• WRITTEN REQUEST
Retype each line of the listing below, from the first through the one holding "from matplotlib.ticker import", with no other lines.

• SUPPLIED MATERIAL
────
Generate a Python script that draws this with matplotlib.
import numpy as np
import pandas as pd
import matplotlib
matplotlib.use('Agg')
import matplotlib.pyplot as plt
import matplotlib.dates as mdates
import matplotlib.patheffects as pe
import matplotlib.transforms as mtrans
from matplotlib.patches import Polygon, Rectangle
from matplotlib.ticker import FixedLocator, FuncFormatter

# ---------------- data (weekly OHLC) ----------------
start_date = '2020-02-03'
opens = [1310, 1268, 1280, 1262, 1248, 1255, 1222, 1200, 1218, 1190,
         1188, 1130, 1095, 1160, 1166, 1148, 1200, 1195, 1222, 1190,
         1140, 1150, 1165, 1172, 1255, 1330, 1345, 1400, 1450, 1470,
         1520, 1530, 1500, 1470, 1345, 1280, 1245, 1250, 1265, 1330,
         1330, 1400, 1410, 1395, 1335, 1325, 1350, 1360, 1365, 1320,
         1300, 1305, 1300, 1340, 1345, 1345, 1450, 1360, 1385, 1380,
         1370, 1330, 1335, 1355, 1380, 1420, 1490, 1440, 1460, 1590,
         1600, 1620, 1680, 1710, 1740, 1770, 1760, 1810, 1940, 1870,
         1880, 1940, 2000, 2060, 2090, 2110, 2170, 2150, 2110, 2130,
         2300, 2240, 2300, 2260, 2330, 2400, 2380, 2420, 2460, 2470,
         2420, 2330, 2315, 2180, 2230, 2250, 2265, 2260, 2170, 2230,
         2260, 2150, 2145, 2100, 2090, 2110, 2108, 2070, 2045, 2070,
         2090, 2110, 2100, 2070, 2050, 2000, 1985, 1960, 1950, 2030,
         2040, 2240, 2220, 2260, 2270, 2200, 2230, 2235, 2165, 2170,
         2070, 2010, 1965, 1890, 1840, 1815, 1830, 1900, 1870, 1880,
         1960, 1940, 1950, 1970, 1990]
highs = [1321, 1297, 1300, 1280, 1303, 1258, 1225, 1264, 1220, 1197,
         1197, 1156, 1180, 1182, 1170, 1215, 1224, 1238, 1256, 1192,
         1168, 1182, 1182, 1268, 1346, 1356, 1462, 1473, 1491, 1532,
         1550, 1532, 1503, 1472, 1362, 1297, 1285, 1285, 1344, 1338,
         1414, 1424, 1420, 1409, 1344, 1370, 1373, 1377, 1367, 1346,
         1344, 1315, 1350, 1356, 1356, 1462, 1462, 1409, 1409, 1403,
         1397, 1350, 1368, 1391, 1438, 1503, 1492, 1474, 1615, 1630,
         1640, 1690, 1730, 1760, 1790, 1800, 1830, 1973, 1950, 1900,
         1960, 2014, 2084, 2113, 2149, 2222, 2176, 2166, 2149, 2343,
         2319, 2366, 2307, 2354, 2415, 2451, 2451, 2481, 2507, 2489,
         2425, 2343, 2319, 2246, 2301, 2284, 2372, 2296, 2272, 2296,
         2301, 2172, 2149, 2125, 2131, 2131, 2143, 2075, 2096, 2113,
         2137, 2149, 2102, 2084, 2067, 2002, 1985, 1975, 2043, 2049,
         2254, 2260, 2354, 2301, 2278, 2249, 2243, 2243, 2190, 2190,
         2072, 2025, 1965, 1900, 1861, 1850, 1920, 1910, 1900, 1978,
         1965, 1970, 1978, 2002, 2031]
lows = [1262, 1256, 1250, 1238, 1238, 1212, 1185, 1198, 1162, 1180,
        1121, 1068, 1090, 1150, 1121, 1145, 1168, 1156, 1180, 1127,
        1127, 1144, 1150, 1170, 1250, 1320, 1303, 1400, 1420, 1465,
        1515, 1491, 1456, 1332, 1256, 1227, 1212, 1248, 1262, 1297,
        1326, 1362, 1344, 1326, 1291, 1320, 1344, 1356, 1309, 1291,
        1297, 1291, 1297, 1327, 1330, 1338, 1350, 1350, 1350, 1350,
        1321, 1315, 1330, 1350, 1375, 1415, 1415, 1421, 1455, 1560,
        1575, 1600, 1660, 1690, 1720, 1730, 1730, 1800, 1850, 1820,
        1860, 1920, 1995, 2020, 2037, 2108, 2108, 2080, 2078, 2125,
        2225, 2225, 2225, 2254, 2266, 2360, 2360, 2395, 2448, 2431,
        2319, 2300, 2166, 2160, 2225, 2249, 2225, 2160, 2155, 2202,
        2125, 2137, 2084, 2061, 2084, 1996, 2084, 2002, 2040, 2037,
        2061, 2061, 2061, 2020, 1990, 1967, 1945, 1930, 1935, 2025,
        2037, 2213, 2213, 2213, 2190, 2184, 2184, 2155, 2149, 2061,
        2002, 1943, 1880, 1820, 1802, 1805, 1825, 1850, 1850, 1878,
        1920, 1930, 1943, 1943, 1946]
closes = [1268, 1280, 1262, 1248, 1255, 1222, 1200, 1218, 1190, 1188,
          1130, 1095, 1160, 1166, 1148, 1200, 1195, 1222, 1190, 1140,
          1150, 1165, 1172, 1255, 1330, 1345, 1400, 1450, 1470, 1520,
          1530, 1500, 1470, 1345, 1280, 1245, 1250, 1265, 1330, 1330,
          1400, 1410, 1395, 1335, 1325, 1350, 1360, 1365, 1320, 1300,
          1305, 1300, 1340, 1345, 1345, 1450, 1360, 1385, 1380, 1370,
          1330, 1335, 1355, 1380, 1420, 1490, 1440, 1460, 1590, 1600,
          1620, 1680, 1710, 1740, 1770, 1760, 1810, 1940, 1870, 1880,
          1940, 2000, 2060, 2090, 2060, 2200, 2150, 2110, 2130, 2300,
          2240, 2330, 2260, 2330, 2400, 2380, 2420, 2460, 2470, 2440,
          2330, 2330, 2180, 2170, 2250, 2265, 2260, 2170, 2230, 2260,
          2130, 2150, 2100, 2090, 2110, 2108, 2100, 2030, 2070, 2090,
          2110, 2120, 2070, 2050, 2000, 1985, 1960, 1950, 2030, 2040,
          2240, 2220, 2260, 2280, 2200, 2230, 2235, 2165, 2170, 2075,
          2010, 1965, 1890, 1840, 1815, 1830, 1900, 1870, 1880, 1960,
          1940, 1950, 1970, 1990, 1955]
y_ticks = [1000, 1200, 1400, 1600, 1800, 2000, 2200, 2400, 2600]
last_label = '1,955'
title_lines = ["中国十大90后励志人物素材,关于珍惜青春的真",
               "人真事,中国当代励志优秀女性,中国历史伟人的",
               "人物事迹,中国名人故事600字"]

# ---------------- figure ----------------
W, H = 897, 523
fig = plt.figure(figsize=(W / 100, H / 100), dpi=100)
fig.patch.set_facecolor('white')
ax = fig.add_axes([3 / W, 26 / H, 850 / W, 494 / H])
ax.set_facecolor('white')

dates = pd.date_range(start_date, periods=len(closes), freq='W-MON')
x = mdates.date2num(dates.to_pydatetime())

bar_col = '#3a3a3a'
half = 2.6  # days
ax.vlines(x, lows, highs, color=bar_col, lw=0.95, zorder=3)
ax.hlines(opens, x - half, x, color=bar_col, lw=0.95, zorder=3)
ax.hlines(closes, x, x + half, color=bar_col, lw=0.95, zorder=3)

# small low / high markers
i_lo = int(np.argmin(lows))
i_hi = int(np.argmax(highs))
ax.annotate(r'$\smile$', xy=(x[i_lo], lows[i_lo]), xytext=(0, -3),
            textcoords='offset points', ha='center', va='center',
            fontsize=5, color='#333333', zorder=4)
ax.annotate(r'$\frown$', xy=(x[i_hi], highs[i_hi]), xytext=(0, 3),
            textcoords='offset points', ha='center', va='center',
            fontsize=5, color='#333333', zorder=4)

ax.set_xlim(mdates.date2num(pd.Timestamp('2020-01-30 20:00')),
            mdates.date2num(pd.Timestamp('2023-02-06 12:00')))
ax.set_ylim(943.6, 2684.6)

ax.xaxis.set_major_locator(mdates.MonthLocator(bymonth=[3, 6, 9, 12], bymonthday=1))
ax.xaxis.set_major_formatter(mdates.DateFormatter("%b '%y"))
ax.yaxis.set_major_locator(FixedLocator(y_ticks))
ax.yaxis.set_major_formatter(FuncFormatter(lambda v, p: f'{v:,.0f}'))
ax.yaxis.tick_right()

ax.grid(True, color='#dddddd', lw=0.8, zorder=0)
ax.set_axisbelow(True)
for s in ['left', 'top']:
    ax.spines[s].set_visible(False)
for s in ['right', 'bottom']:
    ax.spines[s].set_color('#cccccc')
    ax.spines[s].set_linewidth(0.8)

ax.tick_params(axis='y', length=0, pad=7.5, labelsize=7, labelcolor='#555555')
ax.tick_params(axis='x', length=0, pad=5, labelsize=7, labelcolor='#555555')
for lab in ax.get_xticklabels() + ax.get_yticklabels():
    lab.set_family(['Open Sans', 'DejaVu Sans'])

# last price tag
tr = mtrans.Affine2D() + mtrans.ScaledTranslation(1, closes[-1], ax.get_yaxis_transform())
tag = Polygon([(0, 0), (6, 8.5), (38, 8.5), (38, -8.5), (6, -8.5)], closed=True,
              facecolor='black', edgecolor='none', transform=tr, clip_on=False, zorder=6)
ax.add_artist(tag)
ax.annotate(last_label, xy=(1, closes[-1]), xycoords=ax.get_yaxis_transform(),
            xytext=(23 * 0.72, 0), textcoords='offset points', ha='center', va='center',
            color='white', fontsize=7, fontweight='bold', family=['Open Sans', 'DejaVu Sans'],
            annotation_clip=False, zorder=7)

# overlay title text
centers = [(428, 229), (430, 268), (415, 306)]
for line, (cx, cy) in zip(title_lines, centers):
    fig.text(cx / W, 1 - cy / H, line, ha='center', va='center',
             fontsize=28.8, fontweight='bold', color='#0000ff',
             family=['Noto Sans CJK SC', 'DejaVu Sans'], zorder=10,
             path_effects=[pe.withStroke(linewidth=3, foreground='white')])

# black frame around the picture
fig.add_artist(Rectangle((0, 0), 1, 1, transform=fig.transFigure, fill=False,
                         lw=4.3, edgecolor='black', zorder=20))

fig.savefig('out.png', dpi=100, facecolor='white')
────
• SOLUTION TO THIS EXERCISE
Generate a Python script that draws this with matplotlib.
import numpy as np
import pandas as pd
import matplotlib
matplotlib.use('Agg')
import matplotlib.pyplot as plt
import matplotlib.dates as mdates
import matplotlib.patheffects as pe
import matplotlib.transforms as mtrans
from matplotlib.patches import Polygon, Rectangle
from matplotlib.ticker import FixedLocator, FuncFormatter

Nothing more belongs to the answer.